Records supplied ▸
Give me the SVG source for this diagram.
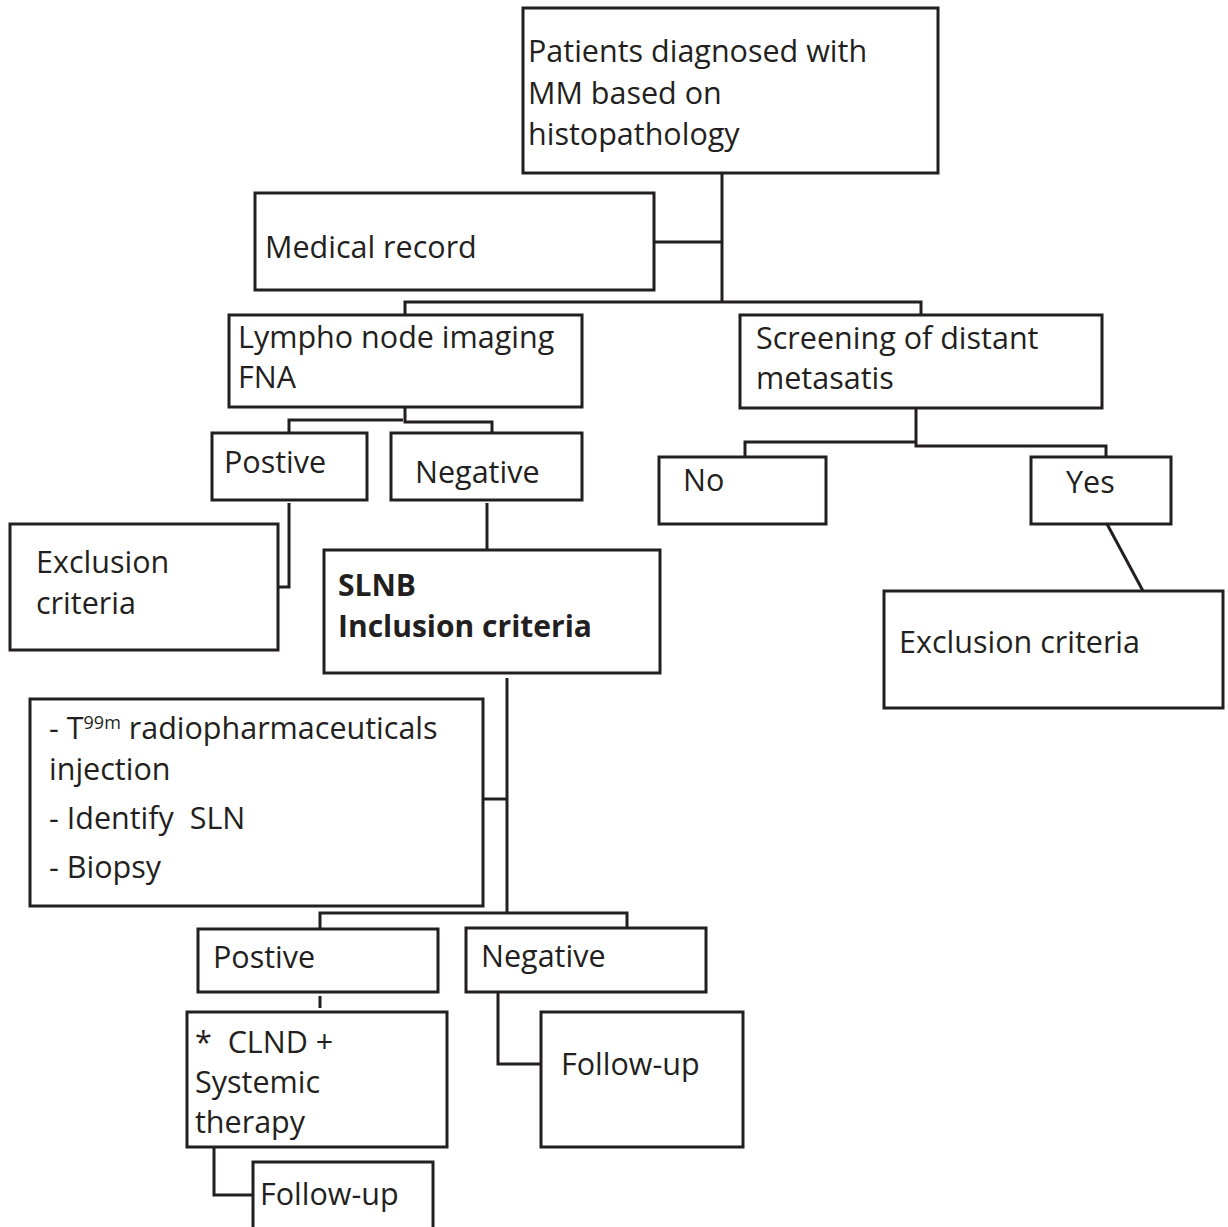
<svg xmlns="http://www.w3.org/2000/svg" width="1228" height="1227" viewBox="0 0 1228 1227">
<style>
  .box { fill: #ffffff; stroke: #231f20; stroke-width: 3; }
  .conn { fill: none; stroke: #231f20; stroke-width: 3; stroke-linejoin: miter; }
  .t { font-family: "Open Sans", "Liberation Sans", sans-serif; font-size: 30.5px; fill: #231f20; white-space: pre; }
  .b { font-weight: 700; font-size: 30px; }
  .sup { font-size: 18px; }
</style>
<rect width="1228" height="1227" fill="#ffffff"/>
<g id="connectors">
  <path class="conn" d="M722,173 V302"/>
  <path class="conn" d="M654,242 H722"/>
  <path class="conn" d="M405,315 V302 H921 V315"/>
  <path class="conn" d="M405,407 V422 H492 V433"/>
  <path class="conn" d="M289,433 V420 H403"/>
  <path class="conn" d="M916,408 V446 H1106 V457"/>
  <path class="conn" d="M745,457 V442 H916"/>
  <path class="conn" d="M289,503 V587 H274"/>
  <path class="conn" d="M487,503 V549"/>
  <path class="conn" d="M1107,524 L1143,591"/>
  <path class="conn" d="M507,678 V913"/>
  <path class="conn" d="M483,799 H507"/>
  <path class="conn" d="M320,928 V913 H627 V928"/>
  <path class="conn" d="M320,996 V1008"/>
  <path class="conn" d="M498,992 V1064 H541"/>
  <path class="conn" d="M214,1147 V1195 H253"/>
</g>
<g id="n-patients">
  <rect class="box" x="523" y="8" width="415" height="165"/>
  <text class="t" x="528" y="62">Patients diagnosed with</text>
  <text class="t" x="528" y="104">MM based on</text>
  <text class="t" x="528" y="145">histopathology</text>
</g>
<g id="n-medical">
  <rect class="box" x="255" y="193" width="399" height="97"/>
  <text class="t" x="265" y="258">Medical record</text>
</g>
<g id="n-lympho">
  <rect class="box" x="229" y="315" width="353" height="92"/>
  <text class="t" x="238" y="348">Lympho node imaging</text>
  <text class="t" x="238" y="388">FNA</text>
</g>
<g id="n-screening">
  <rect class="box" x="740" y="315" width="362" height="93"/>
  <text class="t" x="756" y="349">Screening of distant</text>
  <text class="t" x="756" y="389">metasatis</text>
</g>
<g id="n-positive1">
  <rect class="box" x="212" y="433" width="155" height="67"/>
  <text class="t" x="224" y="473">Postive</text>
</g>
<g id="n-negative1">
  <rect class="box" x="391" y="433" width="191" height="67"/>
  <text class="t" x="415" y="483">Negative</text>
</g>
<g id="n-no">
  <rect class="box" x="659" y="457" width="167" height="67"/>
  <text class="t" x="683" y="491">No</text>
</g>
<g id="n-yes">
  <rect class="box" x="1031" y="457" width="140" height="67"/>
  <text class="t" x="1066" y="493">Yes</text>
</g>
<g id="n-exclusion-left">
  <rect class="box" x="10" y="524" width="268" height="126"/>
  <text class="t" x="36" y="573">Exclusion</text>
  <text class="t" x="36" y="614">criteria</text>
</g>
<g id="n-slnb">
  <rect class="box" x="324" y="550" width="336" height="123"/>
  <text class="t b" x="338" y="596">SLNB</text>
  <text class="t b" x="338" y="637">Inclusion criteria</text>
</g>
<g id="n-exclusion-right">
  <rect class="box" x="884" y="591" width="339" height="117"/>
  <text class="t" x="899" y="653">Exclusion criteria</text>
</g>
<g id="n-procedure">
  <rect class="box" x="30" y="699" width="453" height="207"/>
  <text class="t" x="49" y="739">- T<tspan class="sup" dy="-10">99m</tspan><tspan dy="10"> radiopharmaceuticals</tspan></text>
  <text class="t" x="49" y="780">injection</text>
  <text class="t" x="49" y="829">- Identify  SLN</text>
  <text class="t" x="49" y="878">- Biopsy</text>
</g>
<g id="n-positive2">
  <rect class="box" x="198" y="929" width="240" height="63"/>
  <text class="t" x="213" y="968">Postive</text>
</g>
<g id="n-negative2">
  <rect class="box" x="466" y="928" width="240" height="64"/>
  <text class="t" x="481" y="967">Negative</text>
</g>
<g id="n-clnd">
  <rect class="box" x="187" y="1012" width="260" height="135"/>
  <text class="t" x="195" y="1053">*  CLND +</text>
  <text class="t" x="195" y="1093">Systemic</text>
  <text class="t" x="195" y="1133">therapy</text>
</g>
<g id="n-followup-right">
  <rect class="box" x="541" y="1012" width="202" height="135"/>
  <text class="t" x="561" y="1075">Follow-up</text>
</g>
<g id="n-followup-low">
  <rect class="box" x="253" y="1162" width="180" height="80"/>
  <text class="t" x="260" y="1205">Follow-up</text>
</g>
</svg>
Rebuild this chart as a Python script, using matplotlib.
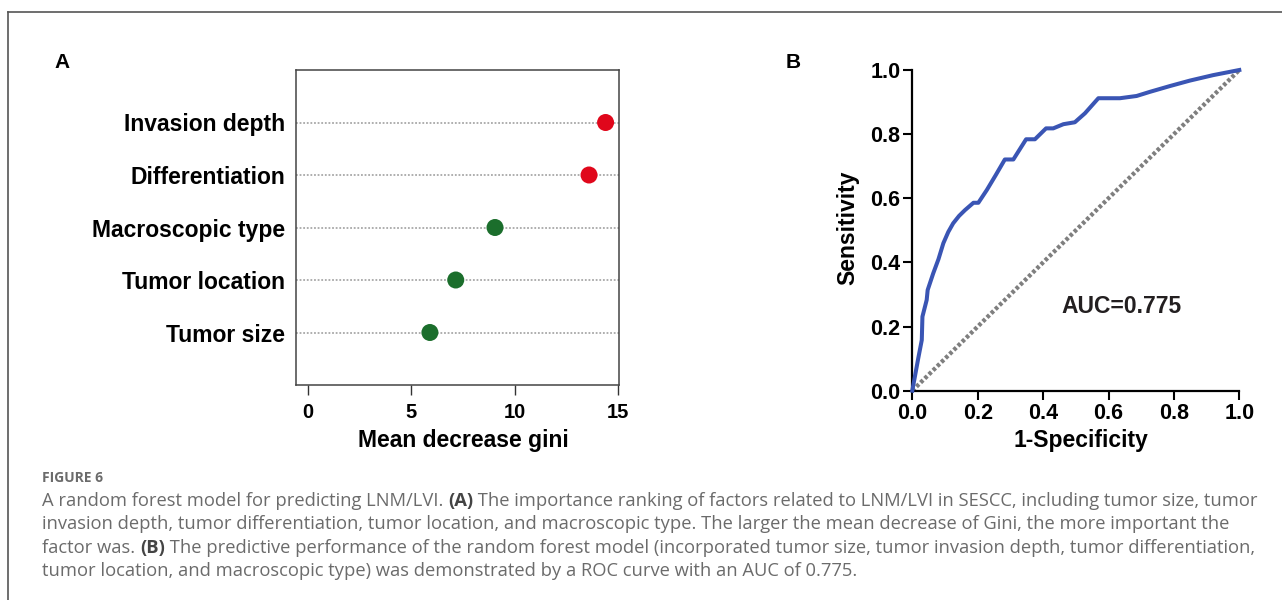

Work to complete ▸ Repeat the listing verbatim. Skip the pictures.

Response for this exercise ▸
Give me the SVG source for this diagram.
<svg xmlns="http://www.w3.org/2000/svg" width="1228" height="1227" viewBox="0 0 1228 1227">
<style>
  .box { fill: #ffffff; stroke: #231f20; stroke-width: 3; }
  .conn { fill: none; stroke: #231f20; stroke-width: 3; stroke-linejoin: miter; }
  .t { font-family: "Open Sans", "Liberation Sans", sans-serif; font-size: 30.5px; fill: #231f20; white-space: pre; }
  .b { font-weight: 700; font-size: 30px; }
  .sup { font-size: 18px; }
</style>
<rect width="1228" height="1227" fill="#ffffff"/>
<g id="connectors">
  <path class="conn" d="M722,173 V302"/>
  <path class="conn" d="M654,242 H722"/>
  <path class="conn" d="M405,315 V302 H921 V315"/>
  <path class="conn" d="M405,407 V422 H492 V433"/>
  <path class="conn" d="M289,433 V420 H403"/>
  <path class="conn" d="M916,408 V446 H1106 V457"/>
  <path class="conn" d="M745,457 V442 H916"/>
  <path class="conn" d="M289,503 V587 H274"/>
  <path class="conn" d="M487,503 V549"/>
  <path class="conn" d="M1107,524 L1143,591"/>
  <path class="conn" d="M507,678 V913"/>
  <path class="conn" d="M483,799 H507"/>
  <path class="conn" d="M320,928 V913 H627 V928"/>
  <path class="conn" d="M320,996 V1008"/>
  <path class="conn" d="M498,992 V1064 H541"/>
  <path class="conn" d="M214,1147 V1195 H253"/>
</g>
<g id="n-patients">
  <rect class="box" x="523" y="8" width="415" height="165"/>
  <text class="t" x="528" y="62">Patients diagnosed with</text>
  <text class="t" x="528" y="104">MM based on</text>
  <text class="t" x="528" y="145">histopathology</text>
</g>
<g id="n-medical">
  <rect class="box" x="255" y="193" width="399" height="97"/>
  <text class="t" x="265" y="258">Medical record</text>
</g>
<g id="n-lympho">
  <rect class="box" x="229" y="315" width="353" height="92"/>
  <text class="t" x="238" y="348">Lympho node imaging</text>
  <text class="t" x="238" y="388">FNA</text>
</g>
<g id="n-screening">
  <rect class="box" x="740" y="315" width="362" height="93"/>
  <text class="t" x="756" y="349">Screening of distant</text>
  <text class="t" x="756" y="389">metasatis</text>
</g>
<g id="n-positive1">
  <rect class="box" x="212" y="433" width="155" height="67"/>
  <text class="t" x="224" y="473">Postive</text>
</g>
<g id="n-negative1">
  <rect class="box" x="391" y="433" width="191" height="67"/>
  <text class="t" x="415" y="483">Negative</text>
</g>
<g id="n-no">
  <rect class="box" x="659" y="457" width="167" height="67"/>
  <text class="t" x="683" y="491">No</text>
</g>
<g id="n-yes">
  <rect class="box" x="1031" y="457" width="140" height="67"/>
  <text class="t" x="1066" y="493">Yes</text>
</g>
<g id="n-exclusion-left">
  <rect class="box" x="10" y="524" width="268" height="126"/>
  <text class="t" x="36" y="573">Exclusion</text>
  <text class="t" x="36" y="614">criteria</text>
</g>
<g id="n-slnb">
  <rect class="box" x="324" y="550" width="336" height="123"/>
  <text class="t b" x="338" y="596">SLNB</text>
  <text class="t b" x="338" y="637">Inclusion criteria</text>
</g>
<g id="n-exclusion-right">
  <rect class="box" x="884" y="591" width="339" height="117"/>
  <text class="t" x="899" y="653">Exclusion criteria</text>
</g>
<g id="n-procedure">
  <rect class="box" x="30" y="699" width="453" height="207"/>
  <text class="t" x="49" y="739">- T<tspan class="sup" dy="-10">99m</tspan><tspan dy="10"> radiopharmaceuticals</tspan></text>
  <text class="t" x="49" y="780">injection</text>
  <text class="t" x="49" y="829">- Identify  SLN</text>
  <text class="t" x="49" y="878">- Biopsy</text>
</g>
<g id="n-positive2">
  <rect class="box" x="198" y="929" width="240" height="63"/>
  <text class="t" x="213" y="968">Postive</text>
</g>
<g id="n-negative2">
  <rect class="box" x="466" y="928" width="240" height="64"/>
  <text class="t" x="481" y="967">Negative</text>
</g>
<g id="n-clnd">
  <rect class="box" x="187" y="1012" width="260" height="135"/>
  <text class="t" x="195" y="1053">*  CLND +</text>
  <text class="t" x="195" y="1093">Systemic</text>
  <text class="t" x="195" y="1133">therapy</text>
</g>
<g id="n-followup-right">
  <rect class="box" x="541" y="1012" width="202" height="135"/>
  <text class="t" x="561" y="1075">Follow-up</text>
</g>
<g id="n-followup-low">
  <rect class="box" x="253" y="1162" width="180" height="80"/>
  <text class="t" x="260" y="1205">Follow-up</text>
</g>
</svg>
Rebuild this chart as a Python script, using matplotlib.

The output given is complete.